■ Aim of the exercise ■
Collect from the data below each line with "Reproduce".

■ Excerpted records ■
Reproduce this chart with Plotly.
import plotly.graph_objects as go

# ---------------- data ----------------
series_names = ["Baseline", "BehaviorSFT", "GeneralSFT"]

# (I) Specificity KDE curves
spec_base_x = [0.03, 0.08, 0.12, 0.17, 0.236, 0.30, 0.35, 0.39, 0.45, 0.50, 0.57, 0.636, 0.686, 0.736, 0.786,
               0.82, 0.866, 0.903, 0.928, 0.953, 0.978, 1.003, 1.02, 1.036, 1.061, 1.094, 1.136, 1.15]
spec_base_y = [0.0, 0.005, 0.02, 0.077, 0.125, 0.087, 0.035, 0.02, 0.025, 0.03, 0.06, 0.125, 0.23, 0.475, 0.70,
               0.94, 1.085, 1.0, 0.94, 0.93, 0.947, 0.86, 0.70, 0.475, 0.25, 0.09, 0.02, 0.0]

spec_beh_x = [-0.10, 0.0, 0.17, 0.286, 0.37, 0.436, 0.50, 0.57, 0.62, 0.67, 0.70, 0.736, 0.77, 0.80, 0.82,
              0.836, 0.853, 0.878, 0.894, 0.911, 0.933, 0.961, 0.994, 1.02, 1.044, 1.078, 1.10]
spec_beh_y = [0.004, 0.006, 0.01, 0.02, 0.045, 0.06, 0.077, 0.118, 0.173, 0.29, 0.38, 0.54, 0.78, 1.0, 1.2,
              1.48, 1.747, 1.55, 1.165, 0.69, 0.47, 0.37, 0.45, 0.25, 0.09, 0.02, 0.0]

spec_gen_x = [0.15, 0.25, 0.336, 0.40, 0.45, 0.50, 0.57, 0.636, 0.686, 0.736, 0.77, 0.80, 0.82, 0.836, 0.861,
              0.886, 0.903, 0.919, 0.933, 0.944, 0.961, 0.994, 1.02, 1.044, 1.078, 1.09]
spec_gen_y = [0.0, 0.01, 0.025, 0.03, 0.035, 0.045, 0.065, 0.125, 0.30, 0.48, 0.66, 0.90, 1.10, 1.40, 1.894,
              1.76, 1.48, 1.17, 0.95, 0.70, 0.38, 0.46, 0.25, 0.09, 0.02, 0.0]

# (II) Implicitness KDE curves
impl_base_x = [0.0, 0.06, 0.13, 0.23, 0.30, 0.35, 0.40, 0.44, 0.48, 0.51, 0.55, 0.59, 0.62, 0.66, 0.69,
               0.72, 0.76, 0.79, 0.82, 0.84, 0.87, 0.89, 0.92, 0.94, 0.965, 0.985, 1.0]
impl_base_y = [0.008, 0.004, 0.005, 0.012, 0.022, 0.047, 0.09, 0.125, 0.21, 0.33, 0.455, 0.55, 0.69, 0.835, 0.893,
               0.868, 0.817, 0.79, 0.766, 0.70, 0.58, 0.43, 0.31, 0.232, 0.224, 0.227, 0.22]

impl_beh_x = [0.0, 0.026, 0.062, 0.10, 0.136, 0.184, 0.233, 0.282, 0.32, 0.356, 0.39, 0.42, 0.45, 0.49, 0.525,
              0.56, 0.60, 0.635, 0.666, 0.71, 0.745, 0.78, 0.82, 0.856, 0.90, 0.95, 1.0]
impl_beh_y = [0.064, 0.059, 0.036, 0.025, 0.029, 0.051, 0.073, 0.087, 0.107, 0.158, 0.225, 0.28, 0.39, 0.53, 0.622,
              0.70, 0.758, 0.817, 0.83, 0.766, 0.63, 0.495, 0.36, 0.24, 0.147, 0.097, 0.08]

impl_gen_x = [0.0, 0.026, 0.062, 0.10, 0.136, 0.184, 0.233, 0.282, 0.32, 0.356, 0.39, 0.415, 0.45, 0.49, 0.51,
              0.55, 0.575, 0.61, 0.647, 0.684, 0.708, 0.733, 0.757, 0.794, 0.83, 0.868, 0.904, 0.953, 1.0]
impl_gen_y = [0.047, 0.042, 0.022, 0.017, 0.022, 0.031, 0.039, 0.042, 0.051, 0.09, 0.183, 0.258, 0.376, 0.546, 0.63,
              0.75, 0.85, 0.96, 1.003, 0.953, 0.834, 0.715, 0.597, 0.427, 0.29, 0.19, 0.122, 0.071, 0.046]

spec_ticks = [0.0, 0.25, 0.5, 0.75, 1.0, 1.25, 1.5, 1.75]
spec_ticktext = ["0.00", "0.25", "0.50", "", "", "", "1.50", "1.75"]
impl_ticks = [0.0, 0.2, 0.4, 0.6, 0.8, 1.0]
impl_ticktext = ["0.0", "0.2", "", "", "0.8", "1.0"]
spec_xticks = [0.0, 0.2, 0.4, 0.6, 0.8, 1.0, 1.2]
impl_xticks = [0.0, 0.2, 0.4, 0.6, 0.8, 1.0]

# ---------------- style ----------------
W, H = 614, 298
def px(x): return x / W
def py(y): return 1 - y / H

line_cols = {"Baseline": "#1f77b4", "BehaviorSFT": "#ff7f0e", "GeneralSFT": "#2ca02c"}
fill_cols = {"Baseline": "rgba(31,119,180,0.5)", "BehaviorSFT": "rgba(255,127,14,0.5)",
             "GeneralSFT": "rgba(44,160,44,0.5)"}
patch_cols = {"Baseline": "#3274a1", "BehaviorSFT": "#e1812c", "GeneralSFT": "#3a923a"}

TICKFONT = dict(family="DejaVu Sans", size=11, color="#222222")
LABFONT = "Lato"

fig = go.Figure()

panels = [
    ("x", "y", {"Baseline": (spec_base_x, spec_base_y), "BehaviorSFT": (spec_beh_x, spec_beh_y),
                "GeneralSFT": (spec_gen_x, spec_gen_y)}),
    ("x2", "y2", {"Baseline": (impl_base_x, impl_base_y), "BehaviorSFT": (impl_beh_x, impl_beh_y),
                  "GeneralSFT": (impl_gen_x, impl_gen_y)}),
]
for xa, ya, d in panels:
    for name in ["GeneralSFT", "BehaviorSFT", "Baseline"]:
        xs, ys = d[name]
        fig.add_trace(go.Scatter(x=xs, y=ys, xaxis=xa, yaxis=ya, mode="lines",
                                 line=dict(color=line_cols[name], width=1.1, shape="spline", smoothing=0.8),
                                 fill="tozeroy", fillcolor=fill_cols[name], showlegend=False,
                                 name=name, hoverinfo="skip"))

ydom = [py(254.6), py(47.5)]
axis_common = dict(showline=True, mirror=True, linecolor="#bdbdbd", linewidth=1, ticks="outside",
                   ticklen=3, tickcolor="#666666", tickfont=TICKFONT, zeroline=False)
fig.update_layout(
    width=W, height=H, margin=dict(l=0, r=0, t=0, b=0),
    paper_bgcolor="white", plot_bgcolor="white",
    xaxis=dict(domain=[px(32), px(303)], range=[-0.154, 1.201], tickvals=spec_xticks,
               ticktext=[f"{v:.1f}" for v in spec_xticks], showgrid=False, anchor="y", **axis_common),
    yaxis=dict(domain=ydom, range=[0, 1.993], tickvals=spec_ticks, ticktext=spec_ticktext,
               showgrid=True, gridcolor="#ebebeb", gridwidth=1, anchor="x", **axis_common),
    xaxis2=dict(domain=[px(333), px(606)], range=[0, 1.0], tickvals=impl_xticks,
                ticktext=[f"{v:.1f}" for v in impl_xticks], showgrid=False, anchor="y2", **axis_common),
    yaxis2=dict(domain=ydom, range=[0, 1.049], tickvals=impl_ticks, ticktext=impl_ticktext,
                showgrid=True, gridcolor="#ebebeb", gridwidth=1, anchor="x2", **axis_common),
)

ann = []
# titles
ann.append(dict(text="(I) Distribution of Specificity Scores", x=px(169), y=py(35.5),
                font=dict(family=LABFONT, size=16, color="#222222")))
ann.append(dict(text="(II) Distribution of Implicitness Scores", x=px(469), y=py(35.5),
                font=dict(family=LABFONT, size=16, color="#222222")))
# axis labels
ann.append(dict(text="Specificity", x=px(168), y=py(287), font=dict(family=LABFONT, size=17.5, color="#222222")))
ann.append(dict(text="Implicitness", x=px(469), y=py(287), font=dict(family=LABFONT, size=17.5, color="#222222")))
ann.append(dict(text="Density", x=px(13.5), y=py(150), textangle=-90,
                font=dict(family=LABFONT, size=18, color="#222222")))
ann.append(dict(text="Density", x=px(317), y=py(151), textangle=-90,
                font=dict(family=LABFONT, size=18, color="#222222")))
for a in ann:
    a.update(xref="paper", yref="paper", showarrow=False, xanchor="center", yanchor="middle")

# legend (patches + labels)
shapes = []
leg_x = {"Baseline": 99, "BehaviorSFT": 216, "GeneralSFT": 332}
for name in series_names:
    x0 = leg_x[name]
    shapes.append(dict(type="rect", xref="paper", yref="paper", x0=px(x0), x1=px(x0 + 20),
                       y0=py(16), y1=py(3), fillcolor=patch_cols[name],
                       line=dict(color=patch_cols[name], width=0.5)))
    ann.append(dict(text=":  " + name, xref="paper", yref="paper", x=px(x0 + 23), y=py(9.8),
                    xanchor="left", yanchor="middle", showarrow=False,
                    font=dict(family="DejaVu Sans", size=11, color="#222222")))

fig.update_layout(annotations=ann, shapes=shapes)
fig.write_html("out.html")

...

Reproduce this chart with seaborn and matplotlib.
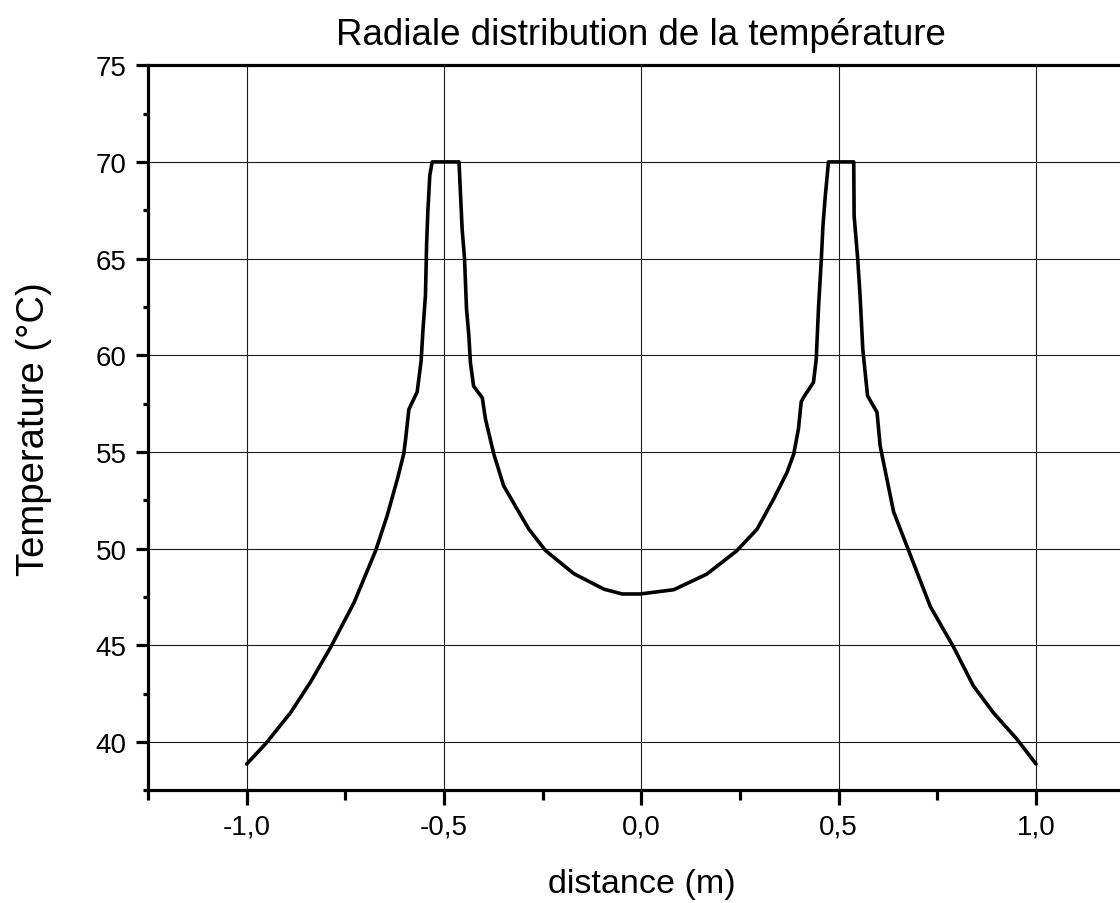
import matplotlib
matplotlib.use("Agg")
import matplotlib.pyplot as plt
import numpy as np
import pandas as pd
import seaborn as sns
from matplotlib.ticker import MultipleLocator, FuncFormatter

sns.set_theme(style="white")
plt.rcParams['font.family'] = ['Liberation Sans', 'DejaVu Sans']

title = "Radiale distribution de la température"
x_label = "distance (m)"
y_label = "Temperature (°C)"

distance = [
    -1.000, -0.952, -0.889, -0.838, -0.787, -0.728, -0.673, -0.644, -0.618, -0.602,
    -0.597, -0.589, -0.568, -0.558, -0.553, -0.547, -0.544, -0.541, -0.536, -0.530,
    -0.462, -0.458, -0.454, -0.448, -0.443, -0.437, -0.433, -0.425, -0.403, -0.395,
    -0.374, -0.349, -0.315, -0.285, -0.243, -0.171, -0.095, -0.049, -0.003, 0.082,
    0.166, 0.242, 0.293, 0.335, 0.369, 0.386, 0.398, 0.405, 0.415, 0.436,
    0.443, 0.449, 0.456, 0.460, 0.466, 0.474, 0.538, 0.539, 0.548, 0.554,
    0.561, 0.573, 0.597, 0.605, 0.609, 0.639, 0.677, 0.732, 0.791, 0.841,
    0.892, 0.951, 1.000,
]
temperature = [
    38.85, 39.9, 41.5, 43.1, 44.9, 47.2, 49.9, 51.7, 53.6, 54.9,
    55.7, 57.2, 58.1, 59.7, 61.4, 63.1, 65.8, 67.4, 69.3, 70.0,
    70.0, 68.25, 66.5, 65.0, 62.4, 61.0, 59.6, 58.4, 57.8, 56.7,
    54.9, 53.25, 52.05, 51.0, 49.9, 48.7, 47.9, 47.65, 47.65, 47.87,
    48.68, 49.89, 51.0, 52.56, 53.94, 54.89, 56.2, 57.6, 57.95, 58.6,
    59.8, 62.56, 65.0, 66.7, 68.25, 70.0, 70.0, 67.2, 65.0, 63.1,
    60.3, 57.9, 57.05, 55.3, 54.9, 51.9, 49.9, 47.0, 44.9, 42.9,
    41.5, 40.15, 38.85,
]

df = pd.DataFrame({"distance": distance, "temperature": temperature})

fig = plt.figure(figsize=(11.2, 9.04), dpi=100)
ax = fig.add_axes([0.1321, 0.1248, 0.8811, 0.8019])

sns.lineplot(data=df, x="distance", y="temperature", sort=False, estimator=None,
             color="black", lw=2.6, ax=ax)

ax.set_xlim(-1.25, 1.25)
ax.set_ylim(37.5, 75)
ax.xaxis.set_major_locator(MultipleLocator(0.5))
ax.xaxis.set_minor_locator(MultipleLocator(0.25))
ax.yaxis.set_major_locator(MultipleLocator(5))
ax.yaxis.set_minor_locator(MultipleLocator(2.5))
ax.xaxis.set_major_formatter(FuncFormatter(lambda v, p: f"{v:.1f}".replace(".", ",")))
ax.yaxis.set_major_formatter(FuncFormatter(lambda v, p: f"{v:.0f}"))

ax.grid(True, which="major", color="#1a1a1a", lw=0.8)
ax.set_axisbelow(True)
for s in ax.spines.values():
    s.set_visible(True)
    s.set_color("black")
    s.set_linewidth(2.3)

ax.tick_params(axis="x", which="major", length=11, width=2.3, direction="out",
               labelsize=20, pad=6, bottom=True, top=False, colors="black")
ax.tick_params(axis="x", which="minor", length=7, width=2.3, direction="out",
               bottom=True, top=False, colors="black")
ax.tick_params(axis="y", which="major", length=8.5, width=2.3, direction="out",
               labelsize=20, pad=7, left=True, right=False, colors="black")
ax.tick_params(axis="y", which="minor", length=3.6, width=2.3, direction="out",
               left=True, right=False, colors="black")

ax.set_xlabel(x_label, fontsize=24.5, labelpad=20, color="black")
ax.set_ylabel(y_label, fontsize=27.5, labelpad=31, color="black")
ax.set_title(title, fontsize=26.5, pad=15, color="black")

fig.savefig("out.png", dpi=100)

■ Exercise answer ■
Reproduce this chart with Plotly.
Reproduce this chart with seaborn and matplotlib.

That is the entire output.